Sekretaris Umum Asosiasi Penambang Nikel Indonesia Meidy Katrin Lengkey mengatakan berbicara mengenai harga, pihaknya sejatinya telah menginisiasi lahirnya Harga Patokan Mineral (HPM) nikel, yang merupakan benchmark bijih nikel di Indonesia.
Namun demikian, Indonesia hingga kini belum bisa menentukan harga mineral dunia. Padahal Indonesia juga telah menetapkan 47 komoditas sebagai mineral kritis dan 22 mineral strategis.

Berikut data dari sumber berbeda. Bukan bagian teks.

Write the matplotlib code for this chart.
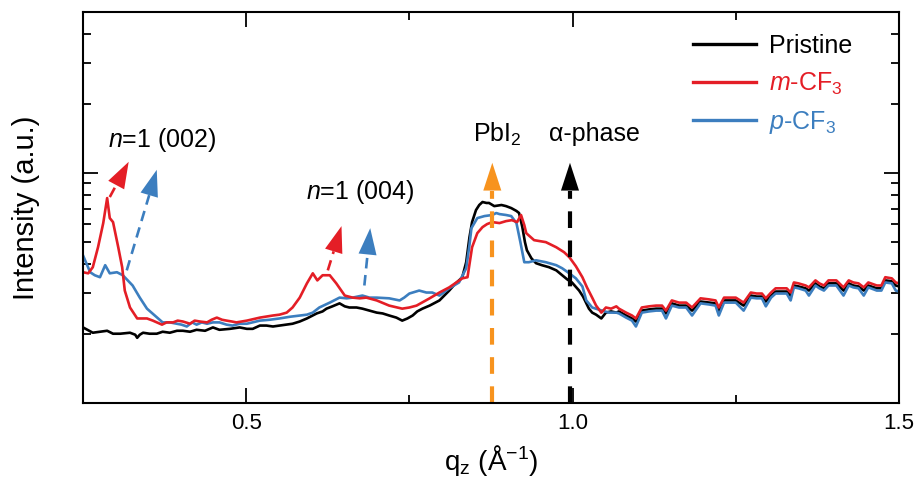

“Kita jangan terlalu fokus pada Eropa dan China. Kita punya barangnya yang bisa menentukan harga sendiri dan bukan hanya nikel, kita ada 47 mineral kritis kita punya 22 mineral strategis. Yang punya barang kita,” kata dia dalam acara Trade Corner Special Dialogue CNBC Indonesia di gedung Kementerian Perdagangan (Kemendag), Jakarta, Kamis (29/8/2024).
Oleh sebab itu, saat ini pihak asosiasi tengah berdiskusi dengan beberapa big agensi dunia termasuk London Metal Exchange (LME) untuk rencana pembentukan Indonesia Metal Exchange untuk komoditas nikel.

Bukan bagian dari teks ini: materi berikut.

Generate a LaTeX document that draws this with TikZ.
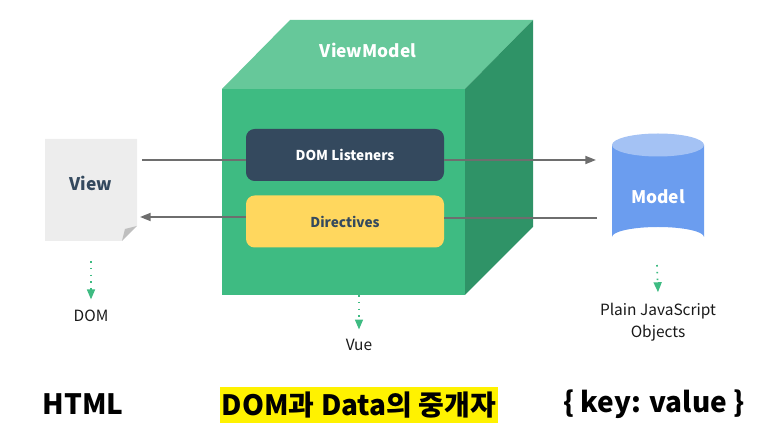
\documentclass[tikz,border=0pt]{standalone}
\usepackage{fontspec}
\setmainfont{Noto Sans CJK KR}
\usepackage{tikz}
\usetikzlibrary{arrows.meta, positioning, calc}
\definecolor{vuegreen}{HTML}{3EBB82}
\definecolor{vuetop}{HTML}{66C89A}
\definecolor{vueside}{HTML}{2F9367}
\definecolor{vuenavy}{HTML}{34495E}
\definecolor{vueyellow}{HTML}{FFD75E}
\definecolor{modelblue}{HTML}{6B9DEF}
\definecolor{modeltop}{HTML}{A4C2F4}
\definecolor{linkgray}{HTML}{6E6E6E}

\begin{document}
\begin{tikzpicture}[
    x=0.75pt, y=-0.75pt,
    box/.style    ={rounded corners=6.5pt, minimum width=148.5pt, minimum height=39pt, inner sep=0pt},
    word/.style   ={font=\fontsize{10.2pt}{12pt}\bfseries},
    big/.style    ={font=\fontsize{13pt}{15pt}\bfseries},
    plain/.style  ={font=\fontsize{11.6pt}{16.5pt}\selectfont, align=center, text=black!90},
    head/.style   ={font=\fontsize{21pt}{24pt}\bfseries, text=black, inner sep=0pt},
    link/.style   ={draw=linkgray, line width=1.3pt, -{Triangle[length=8pt,width=6pt]}},
    bare/.style   ={draw=linkgray, line width=1.3pt},
    dots/.style   ={draw=vuegreen, line width=1.2pt, dash pattern=on 1.2pt off 3.9pt,
                    -{Triangle[length=7.5pt,width=6pt]}}
  ]
  \useasboundingbox (0,0) rectangle (783,441);

  %% ---- cube --------------------------------------------------------
  \fill[vuetop]  (222,89) -- (290,20) -- (533,20) -- (465,89) -- cycle;
  \fill[vueside] (465,89) -- (533,20) -- (533,227) -- (465,295) -- cycle;
  \fill[vuegreen] (222,89) rectangle (465,295);
  \node[big, text=white] (viewmodel) at (368,50) {ViewModel};
  \coordinate (cubebase) at (359,295);

  %% ---- page --------------------------------------------------------
  \fill[black!7] (45,139) -- (137,139) -- (137,226) -- (122,241) -- (45,241) -- cycle;
  \fill[black!25] (137,226) -- (122,241) -- (125,229) -- cycle;
  \node[big, text=vuenavy] (view) at (91,183) {View};
  \coordinate (viewtop) at (142,160);
  \coordinate (viewlow) at (140,217);
  \coordinate (viewbase) at (91,261);

  %% ---- cylinder ----------------------------------------------------
  \fill[modelblue] (612,145) -- (612,237) arc[start angle=180, end angle=360, x radius=46, y radius=10]
    -- (704,145) -- cycle;
  \fill[modeltop] (658,145) ellipse[x radius=46, y radius=11.5];
  \node[big, text=white] (model) at (658,197) {Model};
  \coordinate (modeltopside) at (596,160);
  \coordinate (modellow) at (597,218);
  \coordinate (modelbase) at (657,265);

  %% ---- links -------------------------------------------------------
  \node[box, fill=vuenavy] (listeners) at (345,155) {};
  \node[box, fill=vueyellow] (directives) at (345,221.5) {};
  \draw[bare] (viewtop) -- (viewtop -| listeners.west);
  \draw[link] (modeltopside -| listeners.east) -- (modeltopside);
  \draw[bare] (modellow) -- (modellow -| directives.east);
  \draw[link] (viewlow -| directives.west) -- (viewlow);
  \node[word, text=white] (listenerstext) at (listeners) {DOM Listeners};
  \node[word, text=vuenavy] (directivestext) at (directives) {Directives};

  %% ---- labels below ------------------------------------------------
  \node[plain] (dom) at (91,316) {DOM};
  \node[plain] (vue) at (359,345) {Vue};
  \node[plain] (objects) at (658,322) {Plain JavaScript\\Objects};
  \draw[dots] (viewbase) -- ($(dom.north)+(0,-6)$);
  \draw[dots] (cubebase) -- ($(vue.north)+(0,-5)$);
  \draw[dots] (modelbase) -- ($(objects.north)+(0,-6)$);

  %% ---- bottom row --------------------------------------------------
  \node[head] (html) at (83,404) {HTML};
  \node[head, fill=yellow, minimum width=208.5pt, minimum height=27pt] (bridge) at (359,405) {DOM과 Data의 중개자};
  \node[head] (keyvalue) at (654,404) {\{ key: value \}};

\end{tikzpicture}
\end{document}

Adapun pembentukan Exchange ini, menurut kalangan asosiasi adalah ditujukan agar terwujudnya pengelolaan nikel yang lebih transparan.
“Akan memonitoring dan mereduce. Kita bicara illegal mining, ilegal ekspor, ilegal dokumen. Ini kebanggaan kita, ini kita sudah proses dan bagaimana tata kelola yang baik karena harus berdampak besar terhadap masyarakat sekitar,” ujarnya dilansir CNBC Indonesia.

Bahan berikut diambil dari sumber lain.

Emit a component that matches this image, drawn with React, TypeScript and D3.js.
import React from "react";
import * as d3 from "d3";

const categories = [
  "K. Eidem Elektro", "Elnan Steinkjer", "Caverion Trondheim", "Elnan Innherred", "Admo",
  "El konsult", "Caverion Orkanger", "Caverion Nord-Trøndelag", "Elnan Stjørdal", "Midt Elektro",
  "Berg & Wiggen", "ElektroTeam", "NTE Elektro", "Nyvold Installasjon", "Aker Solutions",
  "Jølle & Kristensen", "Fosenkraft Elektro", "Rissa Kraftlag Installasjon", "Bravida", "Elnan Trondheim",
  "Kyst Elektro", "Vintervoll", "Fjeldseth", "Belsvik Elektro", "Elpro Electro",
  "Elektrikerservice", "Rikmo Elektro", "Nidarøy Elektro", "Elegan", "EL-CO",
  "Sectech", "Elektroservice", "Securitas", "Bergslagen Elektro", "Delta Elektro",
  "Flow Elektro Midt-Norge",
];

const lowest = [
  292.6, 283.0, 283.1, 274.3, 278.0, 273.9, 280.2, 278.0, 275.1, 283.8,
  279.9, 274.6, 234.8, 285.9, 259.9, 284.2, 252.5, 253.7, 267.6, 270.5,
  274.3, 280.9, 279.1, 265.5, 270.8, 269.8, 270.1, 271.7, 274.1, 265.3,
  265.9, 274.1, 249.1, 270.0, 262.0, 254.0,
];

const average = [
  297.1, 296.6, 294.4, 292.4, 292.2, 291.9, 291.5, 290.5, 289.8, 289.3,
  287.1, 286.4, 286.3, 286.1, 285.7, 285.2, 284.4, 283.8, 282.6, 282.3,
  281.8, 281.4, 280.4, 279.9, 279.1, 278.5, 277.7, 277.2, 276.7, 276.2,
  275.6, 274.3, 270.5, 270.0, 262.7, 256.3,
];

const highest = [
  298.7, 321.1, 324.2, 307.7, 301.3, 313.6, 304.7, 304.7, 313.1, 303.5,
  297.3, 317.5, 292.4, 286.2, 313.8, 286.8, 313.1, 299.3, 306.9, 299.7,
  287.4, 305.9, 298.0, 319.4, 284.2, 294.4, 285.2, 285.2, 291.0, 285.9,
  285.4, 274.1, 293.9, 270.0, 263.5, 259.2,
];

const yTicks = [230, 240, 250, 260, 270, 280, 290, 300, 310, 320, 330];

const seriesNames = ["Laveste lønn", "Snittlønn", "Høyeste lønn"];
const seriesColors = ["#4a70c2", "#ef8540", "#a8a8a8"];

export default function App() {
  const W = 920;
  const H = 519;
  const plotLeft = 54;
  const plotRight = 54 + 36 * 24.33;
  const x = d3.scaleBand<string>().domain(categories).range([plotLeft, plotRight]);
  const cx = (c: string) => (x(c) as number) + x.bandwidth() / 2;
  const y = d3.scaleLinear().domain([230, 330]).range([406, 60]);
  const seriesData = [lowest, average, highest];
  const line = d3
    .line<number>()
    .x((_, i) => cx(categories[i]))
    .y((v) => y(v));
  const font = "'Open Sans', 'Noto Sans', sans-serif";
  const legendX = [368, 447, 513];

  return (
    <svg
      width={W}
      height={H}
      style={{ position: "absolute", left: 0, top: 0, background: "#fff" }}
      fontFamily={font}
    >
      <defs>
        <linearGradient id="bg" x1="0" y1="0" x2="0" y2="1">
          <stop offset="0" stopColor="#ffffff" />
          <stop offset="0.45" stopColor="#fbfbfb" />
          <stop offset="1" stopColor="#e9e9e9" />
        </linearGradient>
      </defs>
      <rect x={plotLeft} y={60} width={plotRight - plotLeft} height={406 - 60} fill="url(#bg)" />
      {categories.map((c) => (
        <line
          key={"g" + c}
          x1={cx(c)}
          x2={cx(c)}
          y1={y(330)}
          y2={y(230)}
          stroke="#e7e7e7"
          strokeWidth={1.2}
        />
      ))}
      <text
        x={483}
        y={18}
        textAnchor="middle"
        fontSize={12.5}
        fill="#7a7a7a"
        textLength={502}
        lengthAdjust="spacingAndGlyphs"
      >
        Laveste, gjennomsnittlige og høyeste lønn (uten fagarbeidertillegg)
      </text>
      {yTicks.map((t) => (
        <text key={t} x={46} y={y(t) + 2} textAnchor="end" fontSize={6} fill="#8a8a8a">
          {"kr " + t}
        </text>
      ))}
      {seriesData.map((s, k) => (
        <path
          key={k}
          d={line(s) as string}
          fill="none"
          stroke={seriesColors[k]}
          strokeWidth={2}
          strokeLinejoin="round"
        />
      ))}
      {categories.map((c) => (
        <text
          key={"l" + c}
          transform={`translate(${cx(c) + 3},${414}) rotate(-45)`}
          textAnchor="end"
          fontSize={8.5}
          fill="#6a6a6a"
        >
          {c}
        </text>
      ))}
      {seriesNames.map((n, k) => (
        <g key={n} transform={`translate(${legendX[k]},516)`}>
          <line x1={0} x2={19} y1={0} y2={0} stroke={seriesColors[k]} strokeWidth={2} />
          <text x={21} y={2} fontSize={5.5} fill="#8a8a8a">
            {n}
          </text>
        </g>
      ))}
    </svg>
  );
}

Sebagai informasi, Indonesia diketahui memiliki kekayaan sumber daya alam yang cukup melimpah. Salah satunya yakni sumber daya alam berupa nikel. Bahkan, cadangan nikel RI merupakan terbesar di dunia.
Berdasarkan data yang tercantum di dalam Keputusan Menteri (Kepmen) ESDM Nomor 132/2024 tentang Neraca Sumber Daya dan Cadangan Minerba Nasional Tahun 2023, tercatat total cadangan bijih nikel RI mencapai 5,3 miliar ton, tepatnya 5.325.790.841 ton.
Sementara, produksi bijih nikel Indonesia sepanjang 2023 mencapai 175 juta ton, tepatnya 175.617.183 ton. Artinya, apabila rata-rata produksi bijih nikel dipatok sebesar 175.617.183 ton per tahunnya, maka sisa umur cadangan nikel diperkirakan akan bertahan hingga 30 tahun ke depan apabila tak ada temuan baru.